Kobe Bryant, July 22, 2008, before Beijing: “I think winning a gold medal is more important because you’re playing for your country. You’re not playing for a region or a state or a brand. You are playing for the United States of America.”

The examples go on and on and on. Countless stars have said it — international competition means more because it’s rarer, the competition is more challenging, and the prestige of winning resonates around the world.

But that’s not how Rondo sees it.

And that’s not surprising if you know the guy. Rondo’s not a worldly person, and I don’t mean that as an insult, he’s made a personal choice to be reserved and somewhat sheltered. He’s from a small town in rural Kentucky, and he was born and raised modestly. He’s not worried about what’s going on in Istanbul — he’s content to live a humble life in his own backyard.

Rondo’s not shy to admit that he doesn’t read the papers or watch SportsCenter. That stuff doesn’t concern him he just does his job and does it well. The outside world will have their opinions, but he couldn’t care less.

Leave it to Rondo to be the one guy who bucks the trend.
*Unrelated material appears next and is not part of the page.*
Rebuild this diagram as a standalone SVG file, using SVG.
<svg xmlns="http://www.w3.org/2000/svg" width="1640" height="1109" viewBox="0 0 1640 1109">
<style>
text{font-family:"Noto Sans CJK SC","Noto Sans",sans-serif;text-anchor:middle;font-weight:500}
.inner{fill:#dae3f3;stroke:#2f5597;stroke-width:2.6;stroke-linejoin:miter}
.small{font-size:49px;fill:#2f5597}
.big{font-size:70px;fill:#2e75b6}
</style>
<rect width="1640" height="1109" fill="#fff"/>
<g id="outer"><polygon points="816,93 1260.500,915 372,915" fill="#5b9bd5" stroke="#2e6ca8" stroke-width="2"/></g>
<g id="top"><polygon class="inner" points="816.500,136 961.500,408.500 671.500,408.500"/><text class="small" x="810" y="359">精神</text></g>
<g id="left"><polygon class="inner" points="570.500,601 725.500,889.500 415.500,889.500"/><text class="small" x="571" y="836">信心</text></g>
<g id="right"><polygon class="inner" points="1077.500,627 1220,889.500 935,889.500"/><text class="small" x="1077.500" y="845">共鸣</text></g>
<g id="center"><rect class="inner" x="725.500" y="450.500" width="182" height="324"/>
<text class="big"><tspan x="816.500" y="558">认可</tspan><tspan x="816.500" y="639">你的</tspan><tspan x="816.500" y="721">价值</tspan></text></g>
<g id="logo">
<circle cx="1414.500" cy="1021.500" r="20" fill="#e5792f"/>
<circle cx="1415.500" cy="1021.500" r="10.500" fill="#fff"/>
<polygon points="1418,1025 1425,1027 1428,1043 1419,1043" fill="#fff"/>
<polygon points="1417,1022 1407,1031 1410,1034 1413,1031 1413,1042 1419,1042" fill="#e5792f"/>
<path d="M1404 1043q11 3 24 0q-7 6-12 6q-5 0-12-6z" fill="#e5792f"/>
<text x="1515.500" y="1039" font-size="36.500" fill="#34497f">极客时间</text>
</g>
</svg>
He’s certainly not afraid to speak his mind, even when his viewpoints aren’t exactly popular.

And while Rondo’s decision to drop out of Worlds may have disappointed a few American fans, eager to see the young point guard on the world stage, it’s unquestionably good news for the Celtics. Their franchise player is now home, resting, letting his body recuperate, and preparing himself both mentally and physically for another grinding NBA season.

Come this fall, he’ll be back with a vengeance. Because soon he’ll have a shot at another NBA title, and that’s what he plays for.